== Given material

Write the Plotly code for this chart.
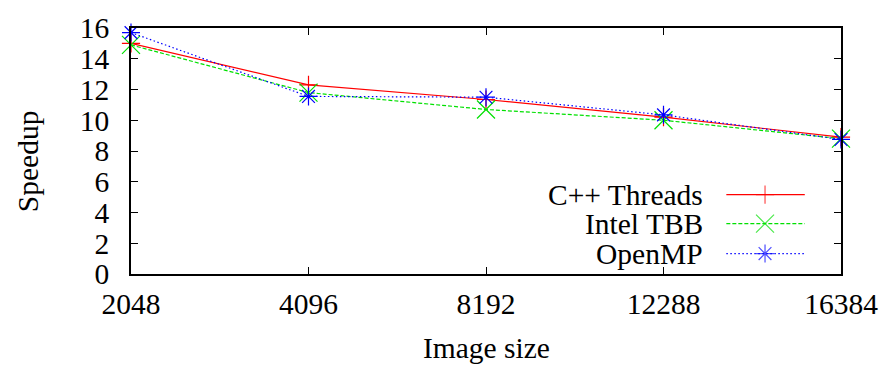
import plotly.graph_objects as go

# Speedup measurements per image size
image_sizes = ["2048", "4096", "8192", "12288", "16384"]
cpp_threads = [15.0, 12.3, 11.35, 10.2, 8.9]
intel_tbb = [14.9, 11.8, 10.7, 10.0, 8.8]
openmp = [15.7, 11.55, 11.5, 10.35, 8.75]

series_names = ["C++ Threads", "Intel TBB", "OpenMP"]
series_values = [cpp_threads, intel_tbb, openmp]
colors = ["#ff0000", "#00e000", "#0000ff"]
dashes = ["solid", "4px,2px", "1.5px,2.5px"]
symbols = ["cross-thin-open", "x-thin-open", "asterisk-open"]
marker_sizes = [13, 18, 15]

FONT = "Liberation Serif"
FS = 29.5

fig = go.Figure()

for name, vals, col, dash, sym, ms in zip(series_names, series_values, colors,
                                          dashes, symbols, marker_sizes):
    fig.add_trace(go.Scatter(
        x=image_sizes, y=vals, name=name, mode="lines+markers",
        line=dict(color=col, width=1.2, dash=dash),
        marker=dict(symbol=sym, size=ms, color=col, line=dict(color=col, width=1.2)),
        cliponaxis=False, showlegend=False,
    ))

# Key in the lower right corner: label on the left, line sample with marker on the right
legend_rows_y = [0.323, 0.205, 0.083]
x_text, x_l0, x_l1, x_m = 0.809, 0.8385, 0.949, 0.893
for name, col, dash, yy in zip(series_names, colors, dashes, legend_rows_y):
    fig.add_annotation(x=x_text, y=yy, xref="paper", yref="paper", text=name,
                       showarrow=False, xanchor="right", yanchor="middle",
                       font=dict(family=FONT, size=FS, color="black"))
    fig.add_shape(type="line", xref="paper", yref="paper", x0=x_l0, x1=x_l1,
                  y0=yy, y1=yy, line=dict(color=col, width=1.2, dash=dash))
fig.add_trace(go.Scatter(
    x=[x_m] * 3, y=legend_rows_y, xaxis="x2", yaxis="y2", mode="markers",
    marker=dict(symbol=symbols, size=marker_sizes, color=colors,
                line=dict(color=colors, width=1.2)),
    showlegend=False, hoverinfo="skip", cliponaxis=False,
))

fig.add_annotation(x=0.5, y=-0.3, xref="paper", yref="paper", text="Image size",
                   showarrow=False, xanchor="center", yanchor="middle",
                   font=dict(family=FONT, size=FS, color="black"))
fig.add_annotation(x=-0.146, y=0.46, xref="paper", yref="paper", text="Speedup",
                   showarrow=False, textangle=-90, xanchor="center", yanchor="middle",
                   font=dict(family=FONT, size=FS, color="black"))

axis_common = dict(showline=True, linecolor="black", linewidth=1.5, mirror="allticks",
                   ticks="inside", ticklen=7, tickwidth=1.2, tickcolor="black",
                   showgrid=False, zeroline=False,
                   tickfont=dict(family=FONT, size=FS, color="black"))

fig.update_layout(
    width=890, height=372,
    margin=dict(l=131, r=47, t=20, b=98),
    paper_bgcolor="white", plot_bgcolor="white",
    font=dict(family=FONT, size=FS, color="black"),
    xaxis=dict(type="category", range=[0, 4], ticklabelstandoff=3, **axis_common),
    yaxis=dict(range=[0, 16], dtick=2, ticklabelstandoff=14, **axis_common),
    xaxis2=dict(overlaying="x", range=[0, 1], visible=False),
    yaxis2=dict(overlaying="y", range=[0, 1], visible=False),
)

fig.write_html("out.html")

====

To do. Without the pictures, repeat the listing above exactly.

Expected output.
Write the Plotly code for this chart.
import plotly.graph_objects as go

# Speedup measurements per image size
image_sizes = ["2048", "4096", "8192", "12288", "16384"]
cpp_threads = [15.0, 12.3, 11.35, 10.2, 8.9]
intel_tbb = [14.9, 11.8, 10.7, 10.0, 8.8]
openmp = [15.7, 11.55, 11.5, 10.35, 8.75]

series_names = ["C++ Threads", "Intel TBB", "OpenMP"]
series_values = [cpp_threads, intel_tbb, openmp]
colors = ["#ff0000", "#00e000", "#0000ff"]
dashes = ["solid", "4px,2px", "1.5px,2.5px"]
symbols = ["cross-thin-open", "x-thin-open", "asterisk-open"]
marker_sizes = [13, 18, 15]

FONT = "Liberation Serif"
FS = 29.5

fig = go.Figure()

for name, vals, col, dash, sym, ms in zip(series_names, series_values, colors,
                                          dashes, symbols, marker_sizes):
    fig.add_trace(go.Scatter(
        x=image_sizes, y=vals, name=name, mode="lines+markers",
        line=dict(color=col, width=1.2, dash=dash),
        marker=dict(symbol=sym, size=ms, color=col, line=dict(color=col, width=1.2)),
        cliponaxis=False, showlegend=False,
    ))

# Key in the lower right corner: label on the left, line sample with marker on the right
legend_rows_y = [0.323, 0.205, 0.083]
x_text, x_l0, x_l1, x_m = 0.809, 0.8385, 0.949, 0.893
for name, col, dash, yy in zip(series_names, colors, dashes, legend_rows_y):
    fig.add_annotation(x=x_text, y=yy, xref="paper", yref="paper", text=name,
                       showarrow=False, xanchor="right", yanchor="middle",
                       font=dict(family=FONT, size=FS, color="black"))
    fig.add_shape(type="line", xref="paper", yref="paper", x0=x_l0, x1=x_l1,
                  y0=yy, y1=yy, line=dict(color=col, width=1.2, dash=dash))
fig.add_trace(go.Scatter(
    x=[x_m] * 3, y=legend_rows_y, xaxis="x2", yaxis="y2", mode="markers",
    marker=dict(symbol=symbols, size=marker_sizes, color=colors,
                line=dict(color=colors, width=1.2)),
    showlegend=False, hoverinfo="skip", cliponaxis=False,
))

fig.add_annotation(x=0.5, y=-0.3, xref="paper", yref="paper", text="Image size",
                   showarrow=False, xanchor="center", yanchor="middle",
                   font=dict(family=FONT, size=FS, color="black"))
fig.add_annotation(x=-0.146, y=0.46, xref="paper", yref="paper", text="Speedup",
                   showarrow=False, textangle=-90, xanchor="center", yanchor="middle",
                   font=dict(family=FONT, size=FS, color="black"))

axis_common = dict(showline=True, linecolor="black", linewidth=1.5, mirror="allticks",
                   ticks="inside", ticklen=7, tickwidth=1.2, tickcolor="black",
                   showgrid=False, zeroline=False,
                   tickfont=dict(family=FONT, size=FS, color="black"))

fig.update_layout(
    width=890, height=372,
    margin=dict(l=131, r=47, t=20, b=98),
    paper_bgcolor="white", plot_bgcolor="white",
    font=dict(family=FONT, size=FS, color="black"),
    xaxis=dict(type="category", range=[0, 4], ticklabelstandoff=3, **axis_common),
    yaxis=dict(range=[0, 16], dtick=2, ticklabelstandoff=14, **axis_common),
    xaxis2=dict(overlaying="x", range=[0, 1], visible=False),
    yaxis2=dict(overlaying="y", range=[0, 1], visible=False),
)

fig.write_html("out.html")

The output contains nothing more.